Rigling und Hasler tauschen sich zwischen Juli und Dezember regelmässig aus, um die Auflagefläche zu optimieren und sie so am Lenker zu befestigen, dass die Paraathletin möglichst aerodynamisch auf ihrem Velo sitzt. Nur wenn sie die neue Auflagefläche in möglichst vielen Situationen testet und dem ETH-Student immer wieder Feedback gibt, kann er den Lenker optimal auf ihre Bedürfnisse ausrichten. Dies erfordert Zeit und eine ganze Menge Geduld. «Dass wir uns auch privat gut verstanden haben, hat dieses ständige Hin und Her zwischen Feedback und Anpassung extrem erleichtert», sagt Hasler.

Paralympics im Visier
Ob sich all die Mühen gelohnt haben, zeigt sich letztlich auf der Rennbahn. Nach einer guten Stunde im Velodrome Grenchen mit dem neuen Lenker am Velo rollt Flurina Rigling erschöpft über die Ziellinie. Sie legt die Strecke um 6 Prozent schneller zurück, und das bei gleichem Kraftaufwand wie bei der Testfahrt mit dem alten Lenker. «Das sind Welten im Radsport und wahrscheinlich durch die kompaktere Position am Velo zu erklären», so die Paraathletin. Doch damit nicht genug: Auch der Druck auf ihre Hände ist nun besser verteilt, was die Steuerung ihres Velos komfortabler und sicherer machen sollte.

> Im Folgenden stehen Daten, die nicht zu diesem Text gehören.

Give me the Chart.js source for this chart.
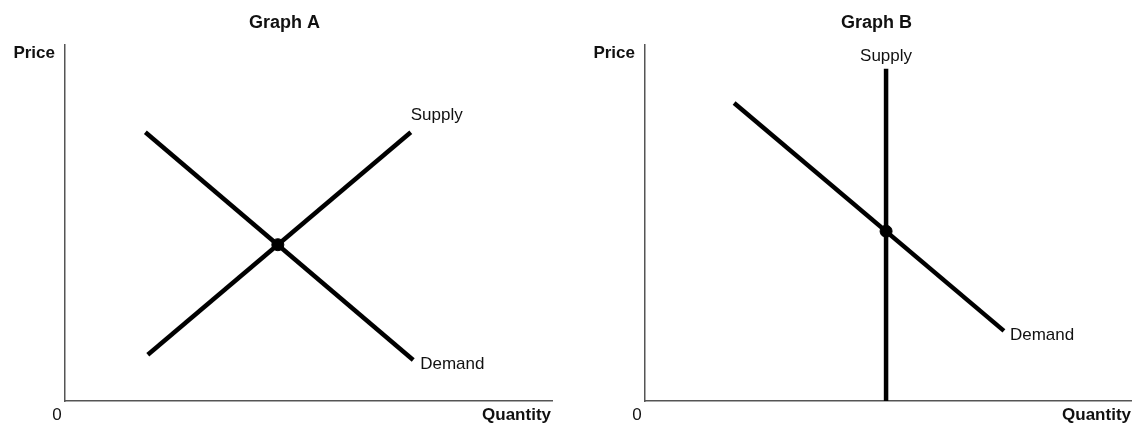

Luca Hasler strahlt über beide Ohren als er das Ergebnis am Bildschirm sieht: «Schön zu sehen, dass sich all die Arbeit ausgezahlt hat.» Er und Rigling sind in den letzten Monaten Freunde geworden. Sie wollen auch in Zukunft zusammenarbeiten, um den Lenker für Riglings Zeitfahrvelo anzupassen und ein neues Trinksystem zu entwickeln. Riglings grosses Ziel ist die Qualifikation für die Paralympics 2024 in Paris. «Wenn ich mich qualifiziere, begleitet mich Luca als technischer Helfer.»